• What this task involves:
Show all lines of the listing that hold the word "matches".

+ + + +

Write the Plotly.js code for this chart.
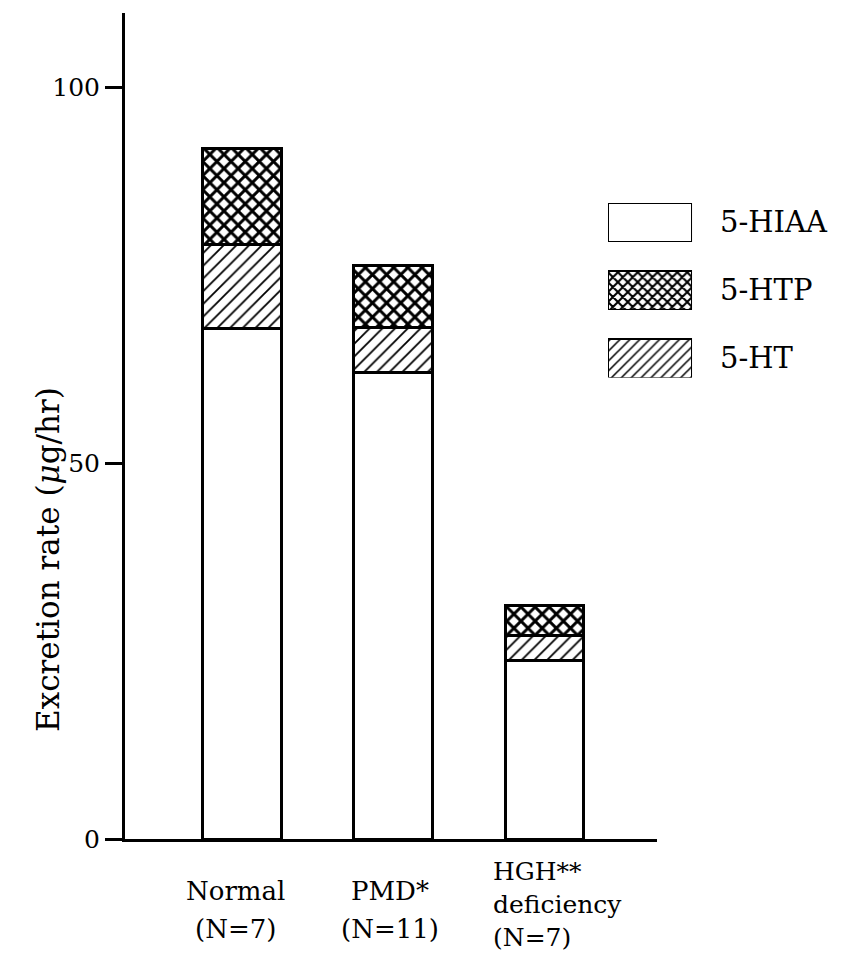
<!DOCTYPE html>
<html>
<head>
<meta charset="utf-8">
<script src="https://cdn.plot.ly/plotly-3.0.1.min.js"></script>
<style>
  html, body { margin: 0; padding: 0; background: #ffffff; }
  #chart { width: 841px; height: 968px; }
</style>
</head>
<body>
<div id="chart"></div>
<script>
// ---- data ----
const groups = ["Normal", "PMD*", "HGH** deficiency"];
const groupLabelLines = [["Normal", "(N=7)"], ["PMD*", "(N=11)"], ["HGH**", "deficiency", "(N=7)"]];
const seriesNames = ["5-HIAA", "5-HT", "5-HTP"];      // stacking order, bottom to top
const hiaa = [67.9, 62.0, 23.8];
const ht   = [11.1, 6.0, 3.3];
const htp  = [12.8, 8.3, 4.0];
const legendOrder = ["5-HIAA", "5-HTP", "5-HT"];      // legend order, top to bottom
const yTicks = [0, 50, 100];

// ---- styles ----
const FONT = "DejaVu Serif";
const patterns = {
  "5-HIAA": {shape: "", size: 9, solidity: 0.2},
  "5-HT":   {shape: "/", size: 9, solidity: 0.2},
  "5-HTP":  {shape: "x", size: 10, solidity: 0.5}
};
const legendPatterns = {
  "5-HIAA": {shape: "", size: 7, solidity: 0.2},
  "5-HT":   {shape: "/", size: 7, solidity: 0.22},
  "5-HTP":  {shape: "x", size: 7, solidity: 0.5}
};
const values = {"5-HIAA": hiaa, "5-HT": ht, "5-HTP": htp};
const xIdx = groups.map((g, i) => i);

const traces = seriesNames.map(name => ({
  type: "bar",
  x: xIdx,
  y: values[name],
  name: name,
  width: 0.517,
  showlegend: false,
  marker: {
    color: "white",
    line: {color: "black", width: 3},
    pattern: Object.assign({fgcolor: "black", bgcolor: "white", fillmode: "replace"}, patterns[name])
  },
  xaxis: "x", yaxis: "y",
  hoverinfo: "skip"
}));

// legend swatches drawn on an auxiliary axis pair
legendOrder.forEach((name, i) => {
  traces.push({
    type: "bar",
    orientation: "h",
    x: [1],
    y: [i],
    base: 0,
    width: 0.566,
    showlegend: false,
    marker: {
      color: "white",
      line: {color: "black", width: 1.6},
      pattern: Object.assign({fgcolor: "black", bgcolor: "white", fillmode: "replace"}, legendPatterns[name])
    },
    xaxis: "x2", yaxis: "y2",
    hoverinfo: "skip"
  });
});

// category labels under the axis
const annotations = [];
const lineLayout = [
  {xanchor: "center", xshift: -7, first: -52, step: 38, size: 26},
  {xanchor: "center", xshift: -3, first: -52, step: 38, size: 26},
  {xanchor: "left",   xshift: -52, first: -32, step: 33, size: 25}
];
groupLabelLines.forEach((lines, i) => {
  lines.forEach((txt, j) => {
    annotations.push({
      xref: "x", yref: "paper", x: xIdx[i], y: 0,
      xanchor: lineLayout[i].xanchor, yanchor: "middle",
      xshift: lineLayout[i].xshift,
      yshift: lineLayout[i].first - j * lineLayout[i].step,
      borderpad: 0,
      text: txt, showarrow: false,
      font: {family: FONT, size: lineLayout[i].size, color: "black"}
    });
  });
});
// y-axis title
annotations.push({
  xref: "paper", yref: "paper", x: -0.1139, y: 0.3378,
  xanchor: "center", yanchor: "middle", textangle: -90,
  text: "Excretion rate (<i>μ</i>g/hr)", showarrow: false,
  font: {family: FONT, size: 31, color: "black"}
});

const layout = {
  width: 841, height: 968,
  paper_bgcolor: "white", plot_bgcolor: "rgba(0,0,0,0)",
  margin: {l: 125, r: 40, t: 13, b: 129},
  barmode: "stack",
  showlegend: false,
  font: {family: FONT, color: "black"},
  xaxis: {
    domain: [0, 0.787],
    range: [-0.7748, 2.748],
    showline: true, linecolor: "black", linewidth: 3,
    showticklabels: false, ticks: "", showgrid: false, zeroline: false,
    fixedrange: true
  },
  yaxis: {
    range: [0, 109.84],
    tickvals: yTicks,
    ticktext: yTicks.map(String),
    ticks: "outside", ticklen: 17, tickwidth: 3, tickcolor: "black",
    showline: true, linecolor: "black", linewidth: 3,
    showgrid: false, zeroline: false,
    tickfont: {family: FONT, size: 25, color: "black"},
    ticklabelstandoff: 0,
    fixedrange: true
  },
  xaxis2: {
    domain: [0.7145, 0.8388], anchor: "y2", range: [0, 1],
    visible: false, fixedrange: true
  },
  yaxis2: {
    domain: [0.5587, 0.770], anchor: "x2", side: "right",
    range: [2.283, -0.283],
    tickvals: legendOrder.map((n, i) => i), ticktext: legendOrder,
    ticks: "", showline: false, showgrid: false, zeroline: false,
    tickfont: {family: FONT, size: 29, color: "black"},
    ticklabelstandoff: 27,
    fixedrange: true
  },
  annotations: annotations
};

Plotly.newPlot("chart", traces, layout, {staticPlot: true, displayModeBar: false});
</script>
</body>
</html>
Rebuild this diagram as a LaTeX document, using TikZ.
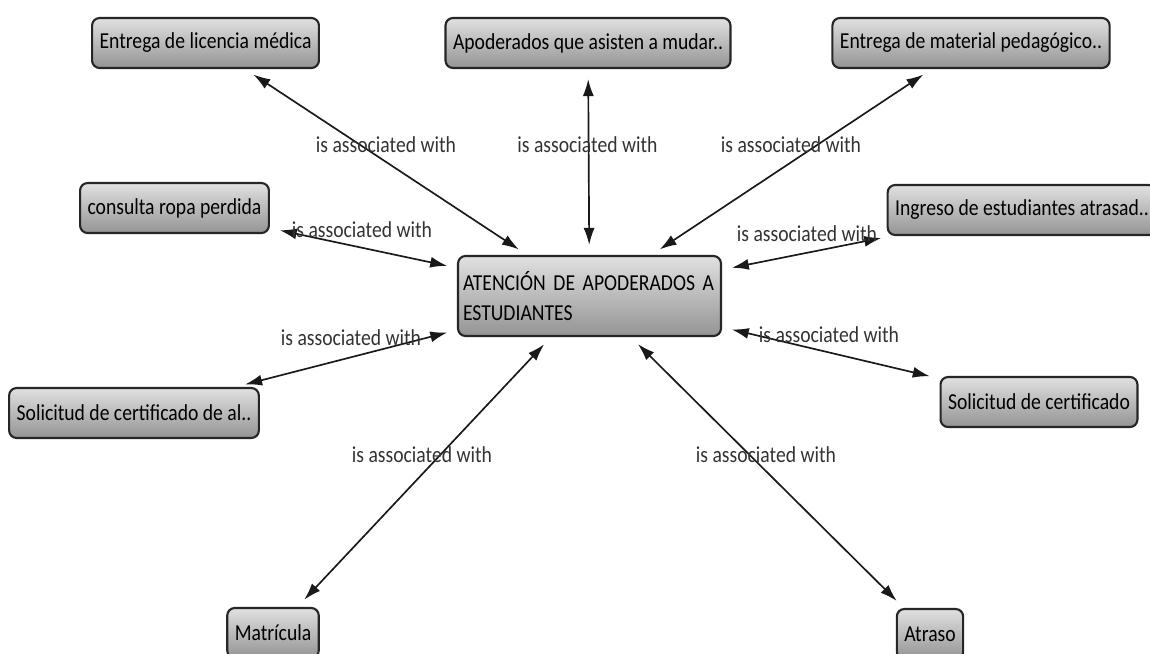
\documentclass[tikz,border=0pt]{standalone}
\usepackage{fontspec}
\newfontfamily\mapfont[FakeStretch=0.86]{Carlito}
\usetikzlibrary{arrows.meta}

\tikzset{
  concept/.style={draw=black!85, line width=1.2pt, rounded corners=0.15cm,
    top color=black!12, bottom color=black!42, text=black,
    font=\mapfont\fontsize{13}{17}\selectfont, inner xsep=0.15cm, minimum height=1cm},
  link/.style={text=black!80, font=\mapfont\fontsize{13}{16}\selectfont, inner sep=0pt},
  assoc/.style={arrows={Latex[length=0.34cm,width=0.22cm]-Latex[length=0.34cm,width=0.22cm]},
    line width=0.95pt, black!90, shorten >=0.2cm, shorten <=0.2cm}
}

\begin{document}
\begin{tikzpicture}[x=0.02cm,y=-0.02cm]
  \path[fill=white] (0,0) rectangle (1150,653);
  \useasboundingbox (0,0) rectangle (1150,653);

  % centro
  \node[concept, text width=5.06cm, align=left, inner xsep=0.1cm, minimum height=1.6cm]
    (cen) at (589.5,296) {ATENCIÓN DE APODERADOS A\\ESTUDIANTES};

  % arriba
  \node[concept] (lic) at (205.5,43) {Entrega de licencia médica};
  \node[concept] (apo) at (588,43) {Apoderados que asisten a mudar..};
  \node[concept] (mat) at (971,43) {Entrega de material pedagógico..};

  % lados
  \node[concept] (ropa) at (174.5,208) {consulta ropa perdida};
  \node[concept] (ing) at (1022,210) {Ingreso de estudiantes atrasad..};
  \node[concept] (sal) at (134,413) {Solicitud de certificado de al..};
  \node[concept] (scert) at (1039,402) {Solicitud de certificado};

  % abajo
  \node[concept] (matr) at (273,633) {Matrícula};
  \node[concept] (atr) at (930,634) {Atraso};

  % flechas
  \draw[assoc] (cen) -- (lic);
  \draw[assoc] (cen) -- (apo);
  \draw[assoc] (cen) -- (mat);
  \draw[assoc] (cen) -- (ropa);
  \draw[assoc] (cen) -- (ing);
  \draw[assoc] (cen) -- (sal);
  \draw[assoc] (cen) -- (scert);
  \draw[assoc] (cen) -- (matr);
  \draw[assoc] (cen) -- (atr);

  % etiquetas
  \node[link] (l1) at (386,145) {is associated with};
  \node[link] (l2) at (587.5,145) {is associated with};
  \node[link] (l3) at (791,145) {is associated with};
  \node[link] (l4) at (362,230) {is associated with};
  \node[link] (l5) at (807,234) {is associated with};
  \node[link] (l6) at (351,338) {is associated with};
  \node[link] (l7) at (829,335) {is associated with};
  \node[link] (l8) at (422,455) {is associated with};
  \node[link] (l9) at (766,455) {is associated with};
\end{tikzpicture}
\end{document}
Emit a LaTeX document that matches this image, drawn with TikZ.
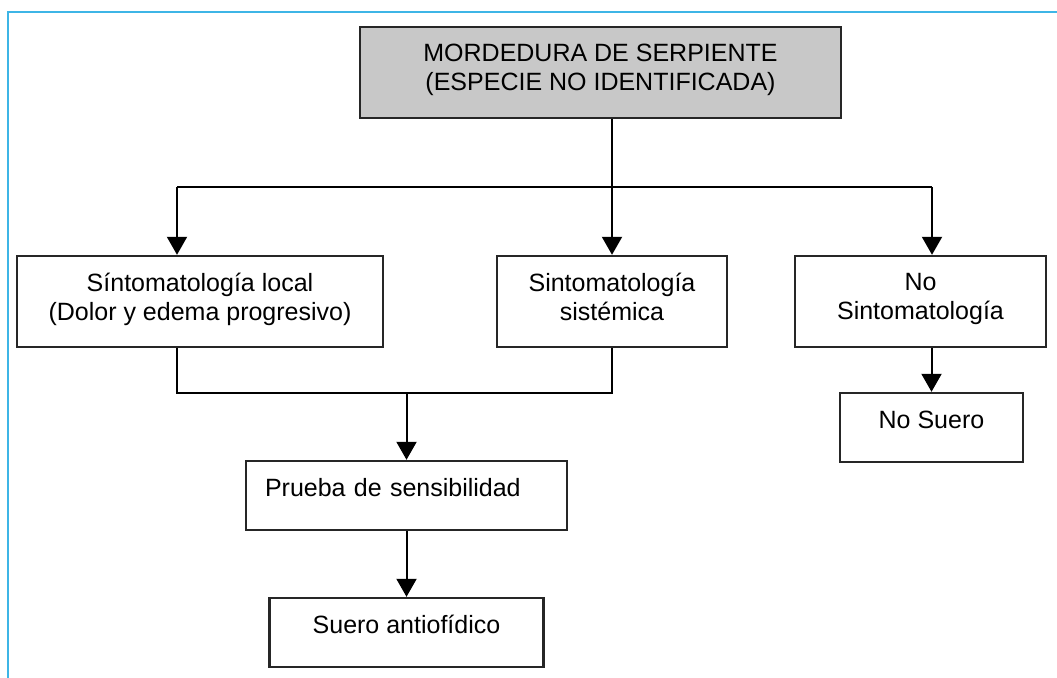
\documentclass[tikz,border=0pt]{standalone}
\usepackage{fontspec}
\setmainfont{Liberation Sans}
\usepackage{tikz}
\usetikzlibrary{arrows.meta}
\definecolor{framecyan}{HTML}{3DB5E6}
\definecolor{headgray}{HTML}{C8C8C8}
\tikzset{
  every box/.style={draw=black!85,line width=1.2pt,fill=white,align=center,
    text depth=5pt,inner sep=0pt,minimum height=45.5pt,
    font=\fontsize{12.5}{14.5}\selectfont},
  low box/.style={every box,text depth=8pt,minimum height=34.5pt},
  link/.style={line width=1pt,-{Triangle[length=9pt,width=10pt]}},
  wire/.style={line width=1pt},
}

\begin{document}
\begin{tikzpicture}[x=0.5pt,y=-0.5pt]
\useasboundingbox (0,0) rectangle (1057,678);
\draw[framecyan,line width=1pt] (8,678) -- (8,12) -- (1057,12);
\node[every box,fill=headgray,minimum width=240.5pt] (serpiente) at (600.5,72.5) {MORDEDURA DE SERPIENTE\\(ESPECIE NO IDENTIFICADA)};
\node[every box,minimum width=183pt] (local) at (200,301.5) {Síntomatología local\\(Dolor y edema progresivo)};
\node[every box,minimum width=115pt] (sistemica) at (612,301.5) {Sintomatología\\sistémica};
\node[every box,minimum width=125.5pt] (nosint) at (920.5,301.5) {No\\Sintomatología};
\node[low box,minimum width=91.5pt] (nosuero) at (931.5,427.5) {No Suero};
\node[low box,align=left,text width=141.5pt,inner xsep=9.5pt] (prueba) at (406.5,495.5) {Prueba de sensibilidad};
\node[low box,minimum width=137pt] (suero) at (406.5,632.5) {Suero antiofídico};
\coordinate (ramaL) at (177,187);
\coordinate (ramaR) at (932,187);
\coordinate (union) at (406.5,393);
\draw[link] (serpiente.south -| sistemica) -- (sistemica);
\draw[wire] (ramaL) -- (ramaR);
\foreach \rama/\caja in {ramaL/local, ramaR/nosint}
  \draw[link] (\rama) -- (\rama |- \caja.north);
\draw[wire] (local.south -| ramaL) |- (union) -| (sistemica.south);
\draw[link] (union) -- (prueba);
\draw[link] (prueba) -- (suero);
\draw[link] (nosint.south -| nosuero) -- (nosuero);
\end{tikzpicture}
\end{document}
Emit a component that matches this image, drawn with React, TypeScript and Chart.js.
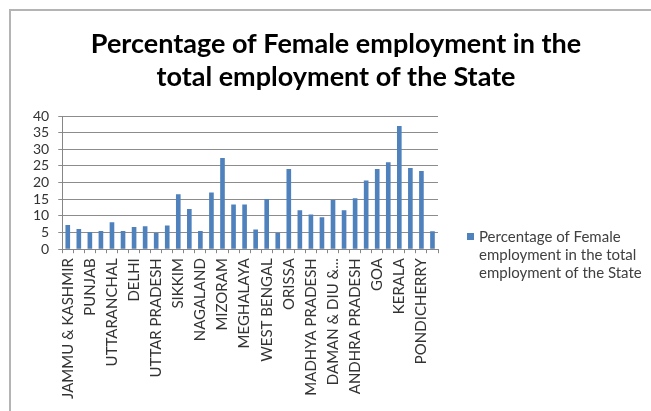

+ + + +

• Solution:
Emit a LaTeX document that matches this image, drawn with TikZ.
Emit a component that matches this image, drawn with React, TypeScript and Chart.js.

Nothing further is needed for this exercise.